_PROBLEM DETAILS_
Return the data exactly, with all pictures removed.

_INFORMATION PROVIDED_
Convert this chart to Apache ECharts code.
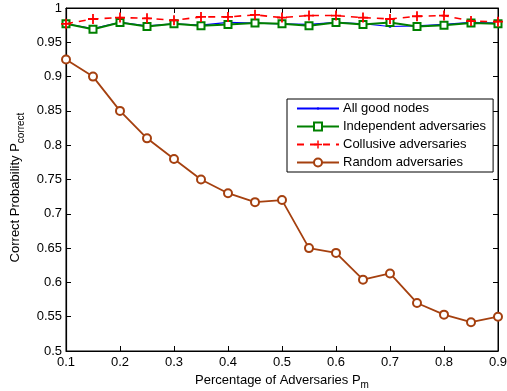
<!DOCTYPE html>
<html><head><meta charset="utf-8">
<script src="https://cdn.jsdelivr.net/npm/echarts@6/dist/echarts.min.js"></script>
<style>html,body{margin:0;padding:0;background:#fff}#c{width:507px;height:391px}</style>
</head><body><div id="c"></div>
<script>
const xValues = [0.1,0.15,0.2,0.25,0.3,0.35,0.4,0.45,0.5,0.55,0.6,0.65,0.7,0.75,0.8,0.85,0.9];
const allGood = [0.977,0.970,0.979,0.974,0.977,0.975,0.979,0.978,0.977,0.976,0.979,0.977,0.973,0.974,0.976,0.979,0.978];
const independent = [0.977,0.969,0.979,0.973,0.977,0.974,0.976,0.978,0.977,0.974,0.979,0.976,0.979,0.973,0.975,0.978,0.977];
const collusive = [0.977,0.984,0.986,0.985,0.982,0.987,0.987,0.990,0.986,0.989,0.989,0.986,0.984,0.988,0.989,0.981,0.980];
const randomAdv = [0.925,0.900,0.850,0.810,0.780,0.750,0.730,0.717,0.720,0.650,0.643,0.604,0.613,0.570,0.553,0.542,0.550];
const seriesNames = ['All good nodes','Independent adversaries','Collusive adversaries','Random adversaries'];

const pair = arr => xValues.map((x,i)=>[x,arr[i]]);
const font = 'Liberation Sans, Arial, sans-serif';
const FS = 13;
const plus = 'path://M4.1,0H5.9V4.1H10V5.9H5.9V10H4.1V5.9H0V4.1H4.1Z';
const dot = 'path://M0,0L0,0M3.8,3.8H6.2V6.2H3.8ZM10,10L10,10';
const chart = echarts.init(document.getElementById('c'));
const tickStyle = {show:true, inside:true, length:5, lineStyle:{color:'#000',width:1}};
chart.setOption({
  animation:false,
  backgroundColor:'#fff',
  grid:{left:66,right:9,top:8,bottom:40,show:true,borderColor:'#000',borderWidth:1,containLabel:false,outerBoundsMode:'none'},
  xAxis:[{type:'value',min:0.1,max:0.9,interval:0.1,
    axisLine:{show:true,onZero:false,lineStyle:{color:'#000',width:1.2}},
    axisTick:tickStyle,splitLine:{show:false},
    axisLabel:{color:'#000',fontFamily:font,fontSize:FS,margin:5,formatter:v=>String(+v.toFixed(2))},
    name:'{a|Percentage of Adversaries P}{s|m}',nameLocation:'middle',nameGap:18,
    nameTextStyle:{rich:{a:{fontFamily:font,fontSize:FS,color:'#000'},s:{fontFamily:font,fontSize:10,color:'#000',padding:[10,0,0,0]}}}},
   {type:'value',position:'top',min:0.1,max:0.9,interval:0.1,
    axisLine:{show:true,lineStyle:{color:'#000'}},axisTick:tickStyle,axisLabel:{show:false},splitLine:{show:false}}],
  yAxis:[{type:'value',min:0.5,max:1,interval:0.05,
    axisLine:{show:true,onZero:false,lineStyle:{color:'#000',width:1.2}},
    axisTick:tickStyle,splitLine:{show:false},
    axisLabel:{color:'#000',fontFamily:font,fontSize:FS,margin:4,formatter:v=>String(+v.toFixed(2))},
    name:'{a|Correct Probability P}{s|correct}',nameLocation:'middle',nameGap:34,nameRotate:90,
    nameTextStyle:{rich:{a:{fontFamily:font,fontSize:FS,color:'#000'},s:{fontFamily:font,fontSize:10,color:'#000',padding:[10,16,0,0]}}}},
   {type:'value',position:'right',min:0.5,max:1,interval:0.05,
    axisLine:{show:true,lineStyle:{color:'#000'}},axisTick:tickStyle,axisLabel:{show:false},splitLine:{show:false}}],
  legend:{orient:'vertical',left:287,top:99,backgroundColor:'#fff',borderColor:'#000',borderWidth:1,
    padding:[3,7,3,9],itemGap:5,itemWidth:42,itemHeight:10,
    textStyle:{fontFamily:font,fontSize:FS,color:'#000',padding:[0,0,0,-1]},data:seriesNames},
  series:[
    {name:seriesNames[0],type:'line',data:pair(allGood),symbol:dot,symbolSize:10,
      lineStyle:{color:'#0000ff',width:1.2},itemStyle:{color:'#0000ff',borderWidth:0},z:3},
    {name:seriesNames[1],type:'line',data:pair(independent),symbol:'emptyRect',symbolSize:7,
      lineStyle:{color:'#008000',width:2},itemStyle:{color:'#008000',borderWidth:1.6},z:4},
    {name:seriesNames[2],type:'line',data:pair(collusive),symbol:plus,symbolSize:10,
      lineStyle:{color:'#ff0000',width:1.6,type:[7,6]},itemStyle:{color:'#ff0000',borderWidth:0},z:5},
    {name:seriesNames[3],type:'line',data:pair(randomAdv),symbol:'emptyCircle',symbolSize:8,
      lineStyle:{color:'#a5400f',width:1.8},itemStyle:{color:'#a5400f',borderWidth:1.8},z:6}
  ]
});
</script></body></html>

_CORRECT OUTPUT_
Convert this chart to Apache ECharts code.
<!DOCTYPE html>
<html><head><meta charset="utf-8">
<script src="https://cdn.jsdelivr.net/npm/echarts@6/dist/echarts.min.js"></script>
<style>html,body{margin:0;padding:0;background:#fff}#c{width:507px;height:391px}</style>
</head><body><div id="c"></div>
<script>
const xValues = [0.1,0.15,0.2,0.25,0.3,0.35,0.4,0.45,0.5,0.55,0.6,0.65,0.7,0.75,0.8,0.85,0.9];
const allGood = [0.977,0.970,0.979,0.974,0.977,0.975,0.979,0.978,0.977,0.976,0.979,0.977,0.973,0.974,0.976,0.979,0.978];
const independent = [0.977,0.969,0.979,0.973,0.977,0.974,0.976,0.978,0.977,0.974,0.979,0.976,0.979,0.973,0.975,0.978,0.977];
const collusive = [0.977,0.984,0.986,0.985,0.982,0.987,0.987,0.990,0.986,0.989,0.989,0.986,0.984,0.988,0.989,0.981,0.980];
const randomAdv = [0.925,0.900,0.850,0.810,0.780,0.750,0.730,0.717,0.720,0.650,0.643,0.604,0.613,0.570,0.553,0.542,0.550];
const seriesNames = ['All good nodes','Independent adversaries','Collusive adversaries','Random adversaries'];

const pair = arr => xValues.map((x,i)=>[x,arr[i]]);
const font = 'Liberation Sans, Arial, sans-serif';
const FS = 13;
const plus = 'path://M4.1,0H5.9V4.1H10V5.9H5.9V10H4.1V5.9H0V4.1H4.1Z';
const dot = 'path://M0,0L0,0M3.8,3.8H6.2V6.2H3.8ZM10,10L10,10';
const chart = echarts.init(document.getElementById('c'));
const tickStyle = {show:true, inside:true, length:5, lineStyle:{color:'#000',width:1}};
chart.setOption({
  animation:false,
  backgroundColor:'#fff',
  grid:{left:66,right:9,top:8,bottom:40,show:true,borderColor:'#000',borderWidth:1,containLabel:false,outerBoundsMode:'none'},
  xAxis:[{type:'value',min:0.1,max:0.9,interval:0.1,
    axisLine:{show:true,onZero:false,lineStyle:{color:'#000',width:1.2}},
    axisTick:tickStyle,splitLine:{show:false},
    axisLabel:{color:'#000',fontFamily:font,fontSize:FS,margin:5,formatter:v=>String(+v.toFixed(2))},
    name:'{a|Percentage of Adversaries P}{s|m}',nameLocation:'middle',nameGap:18,
    nameTextStyle:{rich:{a:{fontFamily:font,fontSize:FS,color:'#000'},s:{fontFamily:font,fontSize:10,color:'#000',padding:[10,0,0,0]}}}},
   {type:'value',position:'top',min:0.1,max:0.9,interval:0.1,
    axisLine:{show:true,lineStyle:{color:'#000'}},axisTick:tickStyle,axisLabel:{show:false},splitLine:{show:false}}],
  yAxis:[{type:'value',min:0.5,max:1,interval:0.05,
    axisLine:{show:true,onZero:false,lineStyle:{color:'#000',width:1.2}},
    axisTick:tickStyle,splitLine:{show:false},
    axisLabel:{color:'#000',fontFamily:font,fontSize:FS,margin:4,formatter:v=>String(+v.toFixed(2))},
    name:'{a|Correct Probability P}{s|correct}',nameLocation:'middle',nameGap:34,nameRotate:90,
    nameTextStyle:{rich:{a:{fontFamily:font,fontSize:FS,color:'#000'},s:{fontFamily:font,fontSize:10,color:'#000',padding:[10,16,0,0]}}}},
   {type:'value',position:'right',min:0.5,max:1,interval:0.05,
    axisLine:{show:true,lineStyle:{color:'#000'}},axisTick:tickStyle,axisLabel:{show:false},splitLine:{show:false}}],
  legend:{orient:'vertical',left:287,top:99,backgroundColor:'#fff',borderColor:'#000',borderWidth:1,
    padding:[3,7,3,9],itemGap:5,itemWidth:42,itemHeight:10,
    textStyle:{fontFamily:font,fontSize:FS,color:'#000',padding:[0,0,0,-1]},data:seriesNames},
  series:[
    {name:seriesNames[0],type:'line',data:pair(allGood),symbol:dot,symbolSize:10,
      lineStyle:{color:'#0000ff',width:1.2},itemStyle:{color:'#0000ff',borderWidth:0},z:3},
    {name:seriesNames[1],type:'line',data:pair(independent),symbol:'emptyRect',symbolSize:7,
      lineStyle:{color:'#008000',width:2},itemStyle:{color:'#008000',borderWidth:1.6},z:4},
    {name:seriesNames[2],type:'line',data:pair(collusive),symbol:plus,symbolSize:10,
      lineStyle:{color:'#ff0000',width:1.6,type:[7,6]},itemStyle:{color:'#ff0000',borderWidth:0},z:5},
    {name:seriesNames[3],type:'line',data:pair(randomAdv),symbol:'emptyCircle',symbolSize:8,
      lineStyle:{color:'#a5400f',width:1.8},itemStyle:{color:'#a5400f',borderWidth:1.8},z:6}
  ]
});
</script></body></html>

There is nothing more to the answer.